About 1 Apocr. Apoc. John

The First Apocryphal Apocalypse of John, originally composed sometime between the 5th and 8th centuries, is an apocalypse structured as questions and answers with “John the Theologian” questioning the Lord Jesus. Several themes from the canonical book of Revelation are echoed. There are also several interactions with Psalms and New Testament material, and the vocabulary is largely that of the Greek New Testament.

SBL 2017 Paper: Sounding Biblical: The Use of Stock Phrases in Christian Apocrypha

Update (2017-09-11): Due to a family situation, I will not be attending SBL in Boston this November. This paper will likely be presented at a future SBL.

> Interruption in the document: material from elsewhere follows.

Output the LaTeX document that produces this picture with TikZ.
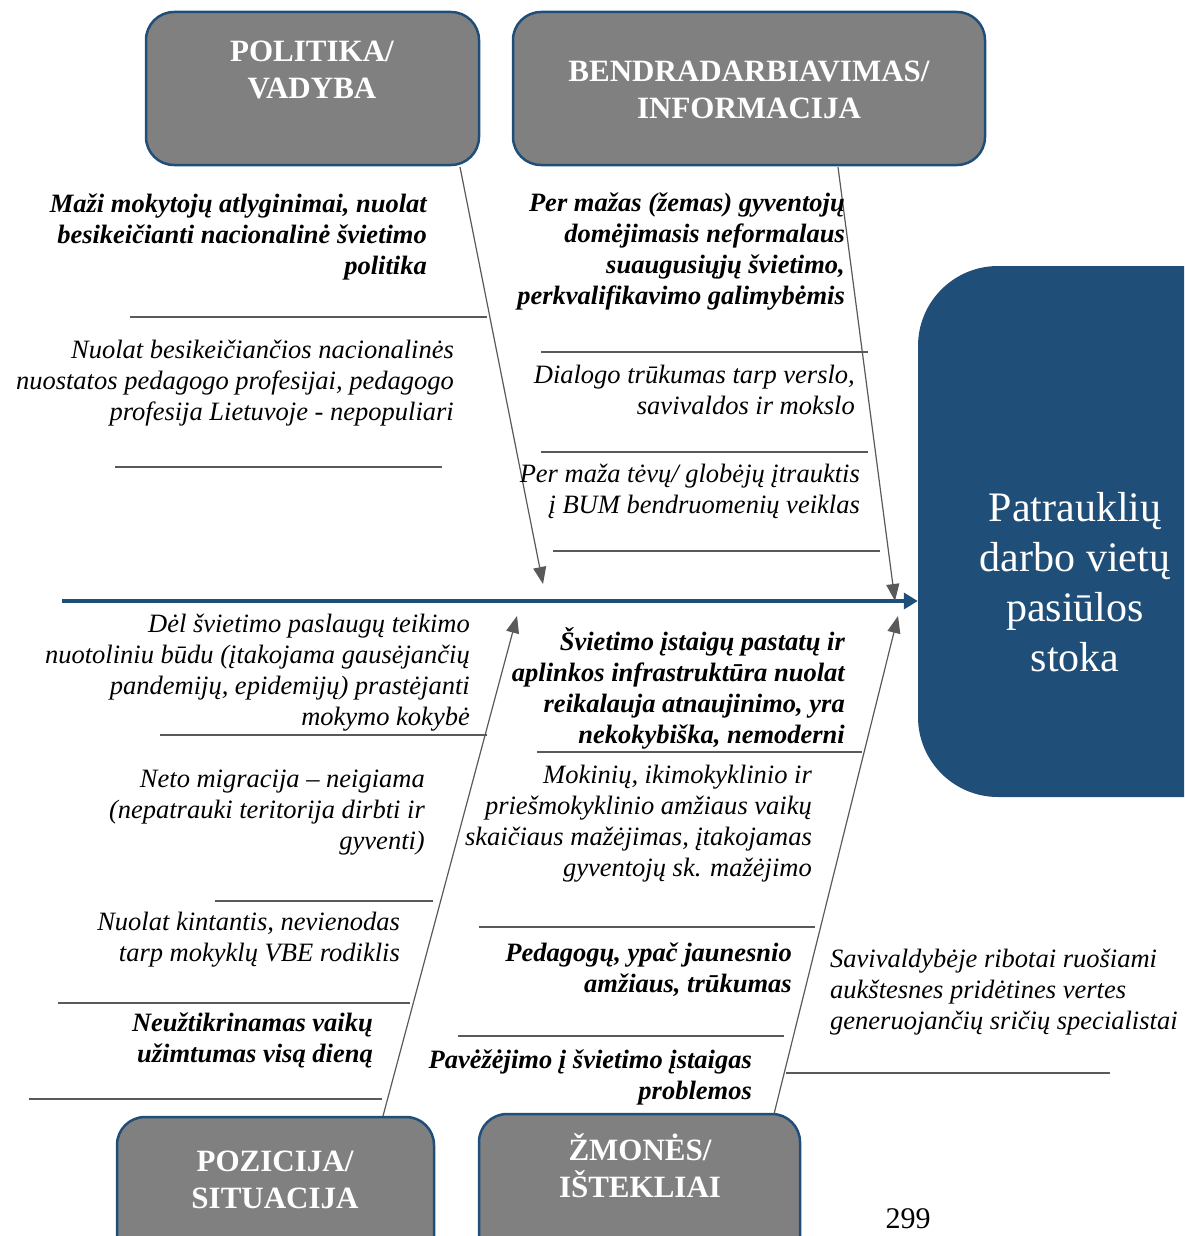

As I mentioned a few weeks ago, my proposal for the open Christian Apocrypha session was accepted. I described it to a friend like this: “Hey, I snuck a corpus linguistics paper into the Christian Apocrypha section!”

Here’s the abstract for those interested:

There are certain phrases that, due to familiarity and usage, seem biblical upon hearing or reading them. That is, they sound like language used in the Bible. Phrases like “in the beginning,” “all the creeping things that creep,” and “truly, I say to you.” This paper uses a variation on what are known as n-grams to isolate stock phrases and explore their use and effect in apocryphal works. The First Apocryphal Apocalypse of John (1AAJn), which the author is presently researching for volume 2 of the “More New Testament Apocrypha” project, is used as a test case. The entirety of the Septuagint and Greek New Testament are used to identify five-word clusters of shared vocabulary that repeat with some frequency in biblical literature (“stock phrases”). 1AAJn is then compared to the biblical literature to locate possible stock phrase usage within 1AAJn. If time and space permit, Greek editions of other writings (Apocryphal Gospels, Apostolic Fathers, possibly some non-Christian writings) will also be evaluated at a high level to determine use or non-use of stock phrases in composition.